Saturday, September 04, 2010

Marietta Weekend Festivities, Part II



The first part of the Marietta weekend festival was an art walk Friday evening. See the video for yesterday on yesterday's blob that will explain what that was about.

The video today has the same music as we are on the same subject, sort of.

On Saturday (yesterday) was the first day of the Labor Day Arts & Crafts Show on the Square in Marietta. If was about a dozen rows of booths for people to show off their handmade wares and bargain and/or seal a deal. The festival started Saturday and will last through Monday.

It looks like Marietta people are always festive doesn't it?

There are hoards of people, mostly money spending yuppies*. The Saturday Farmer’s Market had to move down by the railroad tracks to allow room for the booths.

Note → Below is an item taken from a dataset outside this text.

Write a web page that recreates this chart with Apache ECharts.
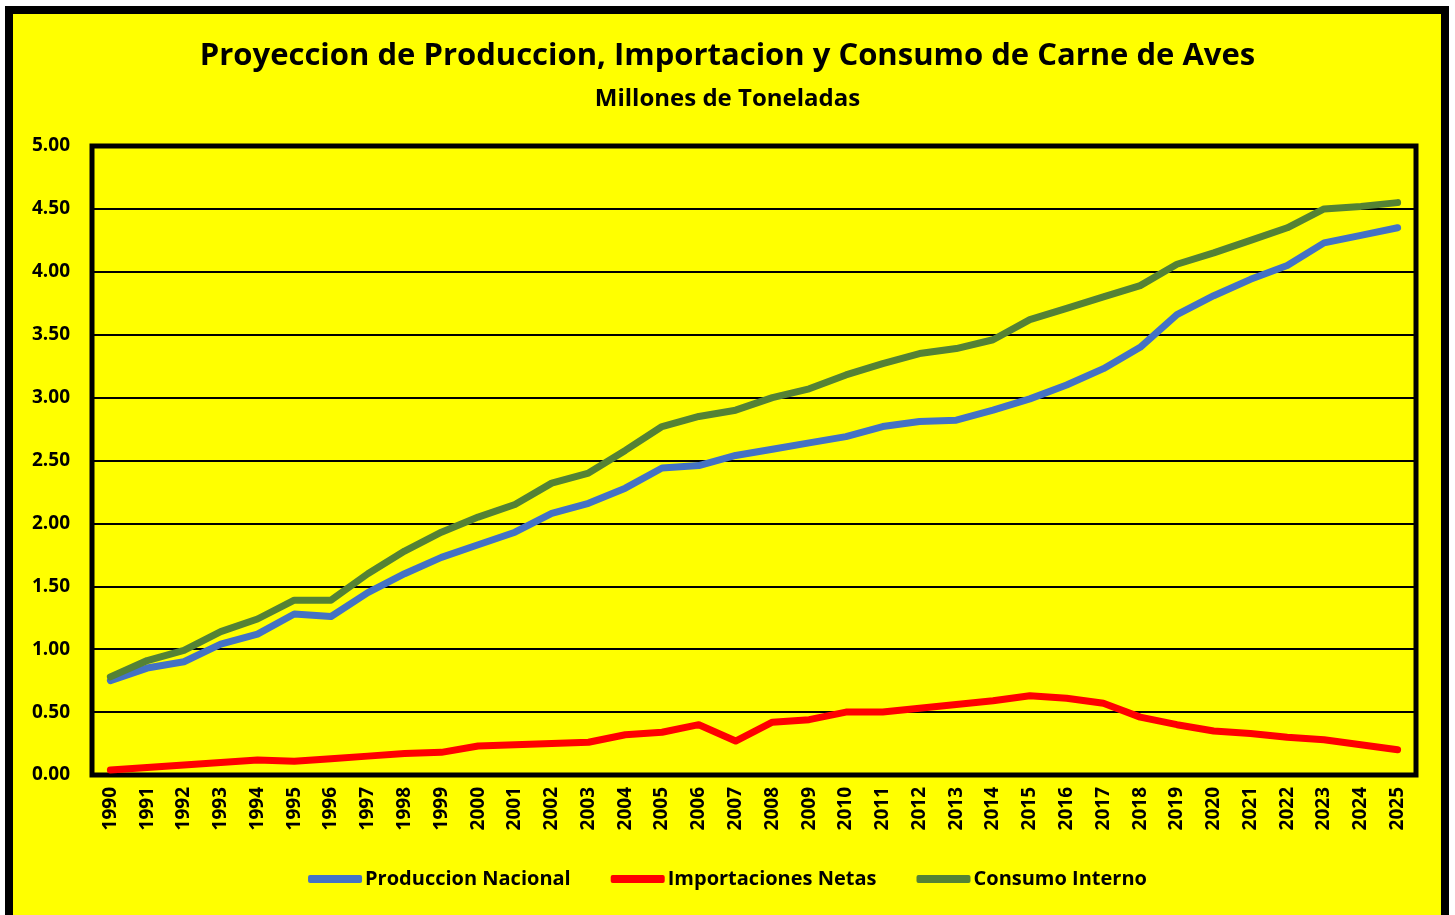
<!DOCTYPE html>
<html>
<head>
<meta charset="utf-8">
<script src="https://cdn.jsdelivr.net/npm/echarts@6/dist/echarts.min.js"></script>
<style>
  html, body { margin: 0; padding: 0; background: #fff; }
  #chart { width: 1455px; height: 915px; }
</style>
</head>
<body>
<div id="chart"></div>
<script>
const years = ['1990','1991','1992','1993','1994','1995','1996','1997','1998','1999',
  '2000','2001','2002','2003','2004','2005','2006','2007','2008','2009',
  '2010','2011','2012','2013','2014','2015','2016','2017','2018','2019',
  '2020','2021','2022','2023','2024','2025'];

const produccion = [0.75, 0.85, 0.90, 1.04, 1.12, 1.28, 1.26, 1.45, 1.60, 1.73,
  1.83, 1.93, 2.08, 2.16, 2.28, 2.44, 2.46, 2.54, 2.59, 2.64,
  2.69, 2.77, 2.81, 2.82, 2.90, 2.99, 3.10, 3.23, 3.40, 3.66,
  3.81, 3.94, 4.05, 4.23, 4.29, 4.35];

const importaciones = [0.04, 0.06, 0.08, 0.10, 0.12, 0.11, 0.13, 0.15, 0.17, 0.18,
  0.23, 0.24, 0.25, 0.26, 0.32, 0.34, 0.40, 0.27, 0.42, 0.44,
  0.50, 0.50, 0.53, 0.56, 0.59, 0.63, 0.61, 0.57, 0.46, 0.40,
  0.35, 0.33, 0.30, 0.28, 0.24, 0.20];

const consumo = [0.78, 0.91, 0.99, 1.14, 1.24, 1.39, 1.39, 1.60, 1.78, 1.93,
  2.05, 2.15, 2.32, 2.40, 2.58, 2.77, 2.85, 2.90, 3.00, 3.07,
  3.18, 3.27, 3.35, 3.39, 3.46, 3.62, 3.71, 3.80, 3.89, 4.06,
  4.15, 4.25, 4.35, 4.50, 4.52, 4.55];

const font = '"Open Sans", "Noto Sans", sans-serif';

const chart = echarts.init(document.getElementById('chart'));

function lineSeries(name, data, color) {
  return {
    name: name,
    type: 'line',
    data: data,
    symbol: 'none',
    smooth: false,
    lineStyle: { color: color, width: 7, cap: 'round', join: 'round' },
    itemStyle: { color: color },
    emphasis: { disabled: true }
  };
}

chart.setOption({
  backgroundColor: '#ffffff',
  animation: false,
  graphic: [{
    type: 'rect',
    z: -10,
    shape: { x: 9, y: 10, width: 1436, height: 920 },
    style: { fill: '#ffff00', stroke: '#000', lineWidth: 8 }
  }],
  title: [{
    text: 'Proyeccion de Produccion, Importacion y Consumo de Carne de Aves',
    left: 'center',
    top: 36,
    textStyle: { fontFamily: font, fontWeight: 'bold', fontSize: 31, color: '#000' }
  }, {
    text: 'Millones de Toneladas',
    left: 'center',
    top: 82,
    textStyle: { fontFamily: font, fontWeight: 'bold', fontSize: 24, color: '#000' }
  }],
  legend: {
    bottom: 21,
    left: 'center',
    icon: 'roundRect',
    itemWidth: 54,
    itemHeight: 8,
    itemGap: 40,
    textStyle: { fontFamily: font, fontWeight: 'bold', fontSize: 20, color: '#000', padding: [0, 0, 0, -2] },
    data: ['Produccion Nacional', 'Importaciones Netas', 'Consumo Interno']
  },
  grid: {
    left: 92,
    right: 39,
    top: 146,
    bottom: 140,
    show: true,
    borderColor: '#000',
    borderWidth: 5,
    backgroundColor: 'transparent'
  },
  xAxis: {
    type: 'category',
    data: years,
    boundaryGap: true,
    axisLine: { show: false },
    axisTick: { show: false },
    axisLabel: {
      rotate: 90,
      interval: 0,
      margin: 12,
      fontFamily: font,
      fontWeight: 'bold',
      fontSize: 19,
      color: '#000'
    }
  },
  yAxis: {
    type: 'value',
    min: 0,
    max: 5,
    interval: 0.5,
    axisLine: { show: false },
    axisTick: { show: false },
    axisLabel: {
      margin: 22,
      fontFamily: font,
      fontWeight: 'bold',
      fontSize: 19,
      color: '#000',
      formatter: v => v.toFixed(2)
    },
    splitLine: { lineStyle: { color: '#000', width: 2 } }
  },
  series: [
    lineSeries('Produccion Nacional', produccion, '#4472C4'),
    lineSeries('Importaciones Netas', importaciones, '#FF0000'),
    lineSeries('Consumo Interno', consumo, '#548235')
  ]
});
</script>
</body>
</html>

As in Friday’s video I am somewhat reluctant of actually showing art work close up. They made their art to sale and to make money and me showing the art does not help them make money. If it makes them feel any better, I don't make any money on this either.


When I saw a picture someone painted of the Marietta North Park Square I had to break my rule and show the painting up close. The artist is Anni Moller. We have purchased over the years three prints of her paintings. and She is excellent painting local scenes and capturing the pulse of the area. She is not a native. She has a foreign accent, which backs up what I have been saying, artists from the outside can do a better job portraying people in the circle than the people could do themselves.

Speaking of the North Park Square. I purposely showed the Strand Theater, then marched your eyes down to the other end of the street the Schillings Restaurant. In my formative years it was named Schillings then too, but it was Schillings Hardware. When you first walk in the front door was a big weighin scale. When walking to The Strand Theater we most of the time stopped by Schillings and weighed. By the scales was a glass case displaying fancy knives which we then marveled at.

Before the Civil War Schillings was a hotel. In the back was a stable for horses. And later, in the 1930s the building where the stable was became the terminal building for the streetcar. And now it is a lawyers firm. We were in the building on business within a year and noticed the ceiling of the conference room. It is metallically ornate with fancy artwork left over from the streetcar terminal days.

*Which reminds me of Friday when walking into an antique shop a couple were walking out with something wrapped up. One said, “We’ll put it up after yoga tomorrow.” You would have never heard that sentence in that same spot 40 years ago.